Date of Completion

1-11-2017

Embargo Period

1-10-2022

Keywords

phospholipid, bicelle, self-assembly, scattering, soft matter, nano disc

Major Advisor

Mu-Ping Nieh

Associate Advisor

Hadi Bozorgmanesh

Associate Advisor

Diane Burgess

Associate Advisor

Tai-Hsi Fan

Associate Advisor

Montgomery Shaw

Field of Study

Chemical Engineering

Degree

Doctor of Philosophy

Open Access

Open Access

Abstract

Bilayered mixed micelle, known as “bicelle”, has been extensively used as the biological membrane models in deciphering membrane-associated proteins. The bicellar mixtures normally constitute of long-chain and short-chain phospholipids in aqueous solutions. Disc-like morphology has been assumed for such mixtures where a bilayer fragment of long-chain phospholipids is sequestered by short-chain lipids at the rim.

Recently, other structures such as vesicles, elongated micelles, and lamellae have also been found in bicelles as temperature, concentration, and salinity vary.

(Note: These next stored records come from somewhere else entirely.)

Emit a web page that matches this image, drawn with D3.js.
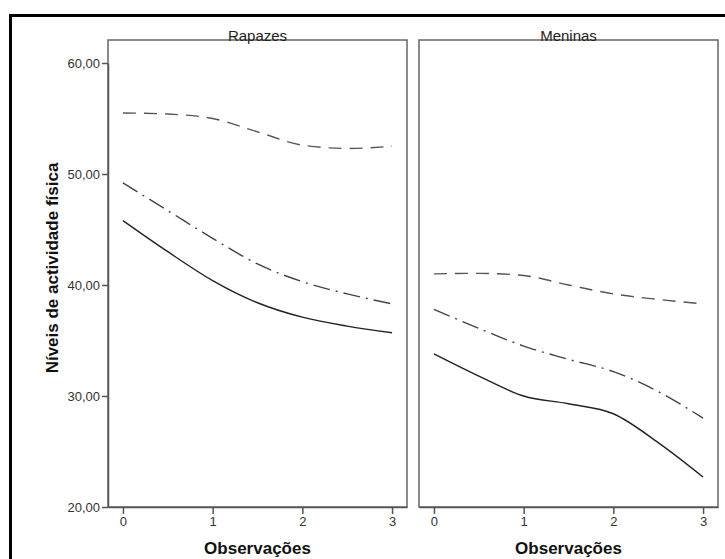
<!DOCTYPE html>
<html>

<head>
    <meta charset="utf-8" />
    <title>Níveis de actividade física</title>
    <script src="https://cdn.jsdelivr.net/npm/d3@7/dist/d3.min.js" charset="utf-8"></script>

    <style type="text/css">
        body {
            margin: 0;
            background: #fff;
        }

        #chart svg {
            font-family: "Liberation Sans", Arial, sans-serif;
        }

        #chart .frame {
            fill: none;
            stroke: #000;
            stroke-width: 3px;
        }

        #chart .panel {
            fill: none;
            stroke: #666;
            stroke-width: 1.5px;
        }

        #chart .line {
            fill: none;
            stroke-width: 1.4px;
        }

        #chart .axis path,
        #chart .axis line {
            stroke: #555;
            stroke-width: 1.5px;
        }

        #chart .axis text {
            fill: #333;
            font-size: 13px;
        }
    </style>
</head>

<body>

    <div id="chart"></div>

    <script>
        // Data:
        var observations = [0, 0.5, 1, 1.5, 2, 2.5, 3]
        var panels = ["Rapazes", "Meninas"]
        var yTicks = [20, 30, 40, 50, 60]
        var xTicks = [0, 1, 2, 3]

        var rapazesSolid = [45.8, 43.0, 40.4, 38.4, 37.1, 36.3, 35.7]
        var rapazesDashDot = [49.2, 46.7, 44.2, 41.9, 40.3, 39.2, 38.3]
        var rapazesDashed = [55.5, 55.4, 55.0, 53.8, 52.6, 52.3, 52.5]

        var meninasSolid = [33.8, 31.8, 30.0, 29.3, 28.4, 25.8, 22.7]
        var meninasDashDot = [37.8, 36.1, 34.5, 33.3, 32.2, 30.4, 28.0]
        var meninasDashed = [41.0, 41.05, 40.85, 40.0, 39.2, 38.7, 38.3]

        var panelSeries = [
            [rapazesSolid, rapazesDashDot, rapazesDashed],
            [meninasSolid, meninasDashDot, meninasDashed]
        ]

        // Line styles (solid, dash-dot, dashed):
        var styles = [
            { dash: null, color: "#222" },
            { dash: "17,6,2,6", color: "#444" },
            { dash: "13,8", color: "#555" }
        ]

        // Layout:
        var totalWidth = 725,
            totalHeight = 559,
            panelTop = 40,
            panelBottom = 507,
            panelLeft = [108, 419],
            panelWidth = 299

        var svg = d3.select("#chart")
            .append("svg")
            .attr("width", totalWidth)
            .attr("height", totalHeight)

        // Outer frame:
        svg.append("rect")
            .attr("class", "frame")
            .attr("x", 10.5)
            .attr("y", 15.5)
            .attr("width", totalWidth + 20)
            .attr("height", totalHeight + 20)

        // Shared y scale:
        var yScale = d3.scaleLinear()
            .domain([20, 60])
            .range([panelBottom, 63])

        var dataLine = d3.line()
            .curve(d3.curveMonotoneX)

        panels.forEach(function(name, i) {
            var x0 = panelLeft[i]

            var xScale = d3.scaleLinear()
                .domain([-1 / 6, 3 + 1 / 6])
                .range([x0, x0 + panelWidth])

            var g = svg.append("g")

            // Panel box:
            g.append("rect")
                .attr("class", "panel")
                .attr("x", x0)
                .attr("y", panelTop)
                .attr("width", panelWidth)
                .attr("height", panelBottom - panelTop)

            // Lines:
            panelSeries[i].forEach(function(values, k) {
                var pts = observations.map(function(o, j) {
                    return [xScale(o), yScale(values[j])]
                })
                g.append("path")
                    .datum(pts)
                    .attr("class", "line")
                    .attr("d", dataLine)
                    .attr("stroke", styles[k].color)
                    .attr("stroke-dasharray", styles[k].dash)
            })

            // X axis:
            g.append("g")
                .attr("class", "axis")
                .attr("transform", "translate(0, " + panelBottom + ")")
                .call(d3.axisBottom(xScale)
                    .tickValues(xTicks)
                    .tickFormat(d3.format("d"))
                    .tickSize(7)
                    .tickSizeOuter(0)
                    .tickPadding(3))

            // Panel title:
            g.append("text")
                .attr("x", x0 + panelWidth / 2)
                .attr("y", panelTop + 1)
                .attr("text-anchor", "middle")
                .attr("font-size", "15px")
                .attr("fill", "#222")
                .text(name)

            // X axis title:
            g.append("text")
                .attr("x", x0 + panelWidth / 2)
                .attr("y", 554)
                .attr("text-anchor", "middle")
                .attr("font-size", "17px")
                .attr("font-weight", "bold")
                .attr("fill", "#111")
                .text("Observações")
        })

        // Y axis (left panel only):
        svg.append("g")
            .attr("class", "axis")
            .attr("transform", "translate(" + panelLeft[0] + ", 0)")
            .call(d3.axisLeft(yScale)
                .tickValues(yTicks)
                .tickSize(6)
                .tickSizeOuter(0)
                .tickPadding(2)
                .tickFormat(function(d) {
                    return d3.format(".2f")(d).replace(".", ",")
                }))

        svg.append("text")
            .attr("transform", "translate(58, 268) rotate(-90)")
            .attr("text-anchor", "middle")
            .attr("font-size", "17px")
            .attr("font-weight", "bold")
            .attr("fill", "#111")
            .text("Níveis de actividade física")
    </script>

</body>

</html>
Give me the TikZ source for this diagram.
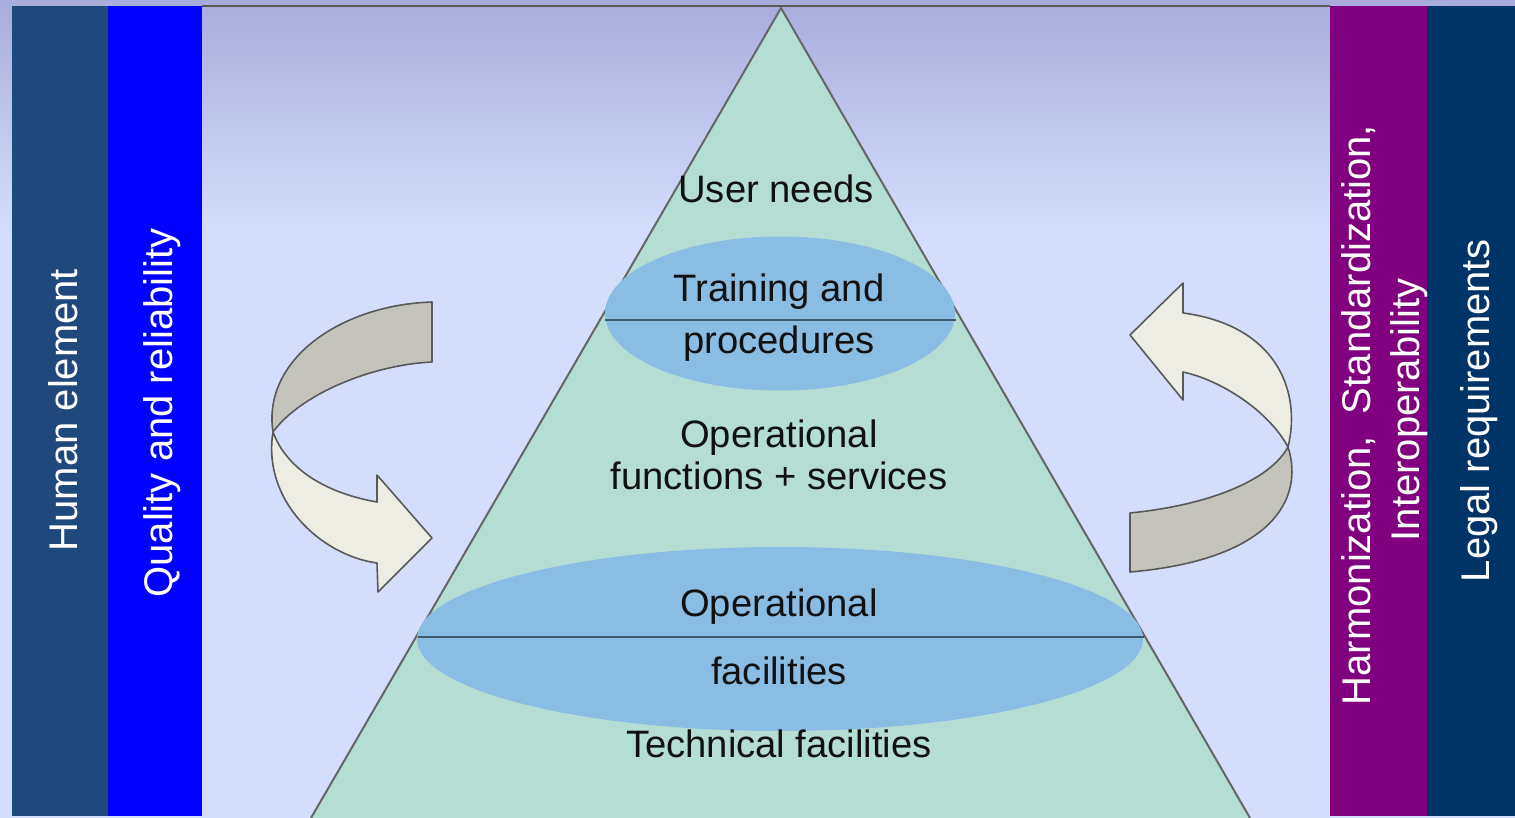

The nano-sized bicellar discs (nanodiscs) and vesicles have great potential to be used as ingredient carriers for imaging and therapy. The research motivation is stimulated from enabling the nanodiscs and vesicles for future in vivo application. The objective of my research is to understand the interactions in the bicellar systems under effects of the doping negatively charged lipids, PEGylated lipids with different PEG molecular weights and molar ratios, and other types amphiphilic compounds on the morphological variation under different conditions.

The first problem is that the stability of the size and shape of bicelles is hard to be achieved by the zwitterionic components. I significantly improved the stability of bicellar assemblies by doping the negatively charged long-chain lipids, in which way the interparticle electrostatic repulsions play an important role. Furthermore, Polyethylene glycol (PEG) surface-coated nanoparticles have been confirmed to be an effective approach to prolong their in vivo circulation time. I further investigated the interaction between bicelles with a reverse Pluronic triblock copolymer which constitutes of two hydrophobic ends (polypropylene glycol, PPG) and a PEG hydrophilic middle block (PPG-PEG-PPG). The triblock copolymer is capable of linking bicellar nanodiscs and facilitating the formation of various structures such as vesicles and stacking. The structural characterizations were mainly investigated via small angle neutron/X-ray scattering, dynamic light scattering, and transmission electron microscopy. The assembled structures were rationalized by scattering models such as flat cylinders, core- shell spheres, ellipsoids, and lamellae.

My research outcomes allow interested researchers to further understand and utilize the bicelle templates for biomimetic and advanced material applications.